TOO FEW AND TOO EXPENSIVE
Reverend Davis says developers are building mixed use, mixed income properties on the sites of the old developments destroyed by Katrina and they are pricing out thousands of people who want to return. The reverend calls it nothing short of a land grab.
The new communities that are being built, like Columbia Parc in St. Bernard parish, are quite nice, but what folks are saying is they're not building enough. Columbia Parc, will eventually house 700 families. It replaces housing units where 1,500 families once lived. Resident Cantrelle Pichon says the lack of affordable housing has scattered nearly everyone she knows.
"It's a really sad story that people can't come back to their community that they were born," Pichon said. "Where their children were born."
AFFORDABLE HOUSING NEEDED FOR RECOVERY
Reverend Davis says for people to return they need the subsidized housing to get back on their feet, especially since there are few jobs, but what he's seeing is lower-income African-Americans being priced out of the communities where they grew up.
"Without a lot of community activist involvement, it's going to be a depression in the mindset of the people who are going to feel as though it was only an opportunity to deal with de-gentrification of a population of people," Davis said.
Reverend Davis says with community involvement and time, the situation can be improved
"The projections are it's going to get better. The question is how long will the people have to wait? To have something they can afford and have neighborhoods they want to come back to," Davis said.
Currently, more than 5,000 families are on the waiting list for traditional public housing. Another 30,000 families are on the list for housing vouchers.
Absolutely Alice in Wonderland!
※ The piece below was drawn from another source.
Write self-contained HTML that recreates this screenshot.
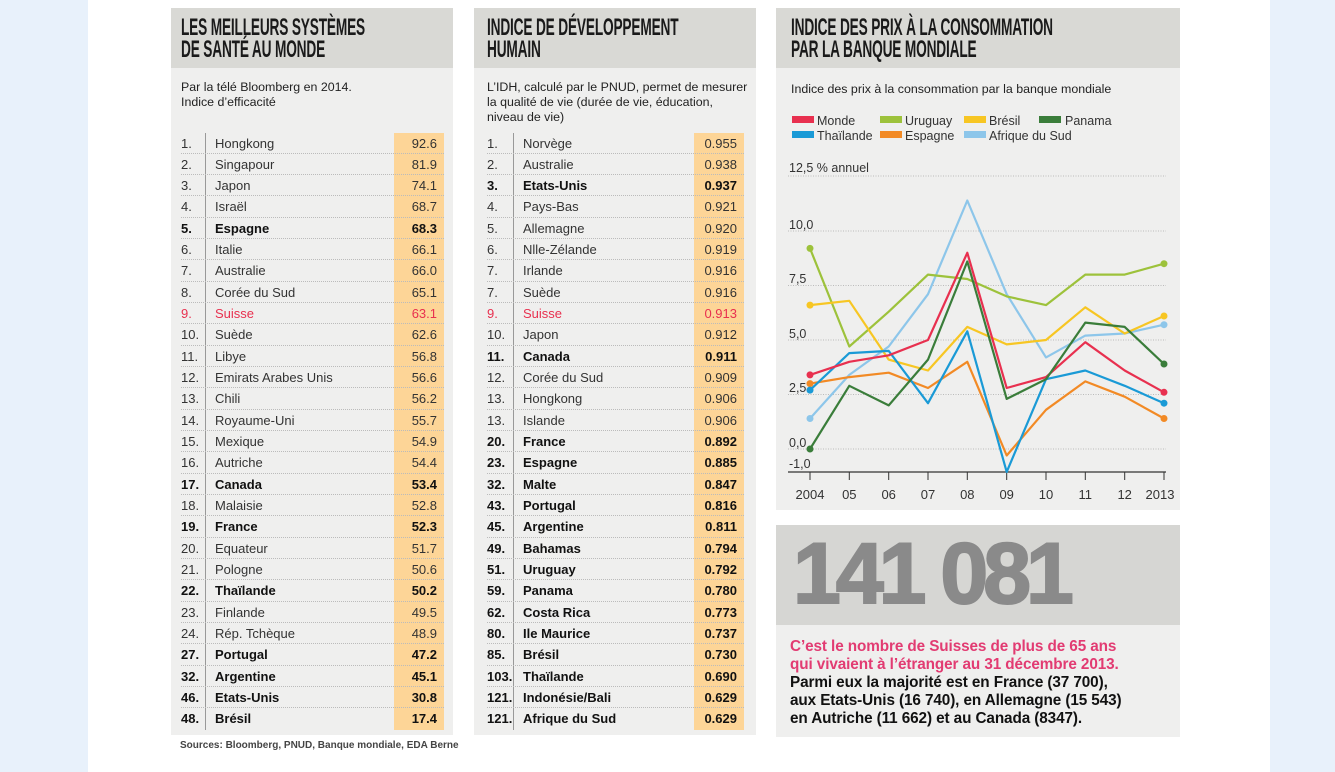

People who want to live in free accomodations without jobs seem to feel that they can choose where they live?! Please, someone, Gov Jindal, Mayor Landrieu, tell these people that this is not the new reality.
Other peoples money ran out.
You have that right.
You got that pegged just right. When you ride into New Orleans it looks like a slum, abandoned houses, etc. Here on the Ms Coast the houses were just sucked out into the gulf, still just lots along the coast drive, far different from New Orleans.....
You’re comments are pretty callous for those of us who have to live in or around Houston and Austin.............we don’t vote liberal, but we must live here anyway.
You’re comments are pretty callous for those of us who have to live in or around Houston and Austin.............we don’t vote liberal, but we must live here anyway.
Both cities have large Mexican and black populations——
You’re comments are pretty callous for those of us who have to live in or around Houston and Austin.............we don’t vote liberal, but we must live here anyway.
Both cities have large Mexican and black populations——
Did ya get my message? LOL!
Sorry about the triple post—didn’t mean to do that.
funny how we spent opver a half million dollars for every man, woman and child on NOLA during the hurricane, and the only response we get from these folks is “it ain’t enough!”.
Bush got it all wrong. he should have gien every family a quarter million dollars, and closed the place down. we would have saved a ton of money, we wouldn’t have the problem of keeping a city below sea level dry, and nobody would be expecting us to shell out even more!
Lived there for a year in the Audobon Park area, that was ok, but the rest is third world.
Agreed. And what does he expect? If you build new housing, the price will be higher then the old housing. If they want cheap housing they can move to other areas of the country where there is cheap housing. Why should we subsidize housing for people because they can’t live in the neighborhood they grew up in? That is not a rational argument.
If these people have no jobs it is even easier for them to pick up and find cheaper housing with jobs.
Let the housing market play out in New Orleans. Developers will build there as long as the price is reasonable for them to do so. And the price will be reasonable when demand to live there goes up. If that doesn’t happen then so be it.
One thing I can say for New Orleans. I think they have the best food in the entire country. I’d be sad knowing that Mother’s was gone.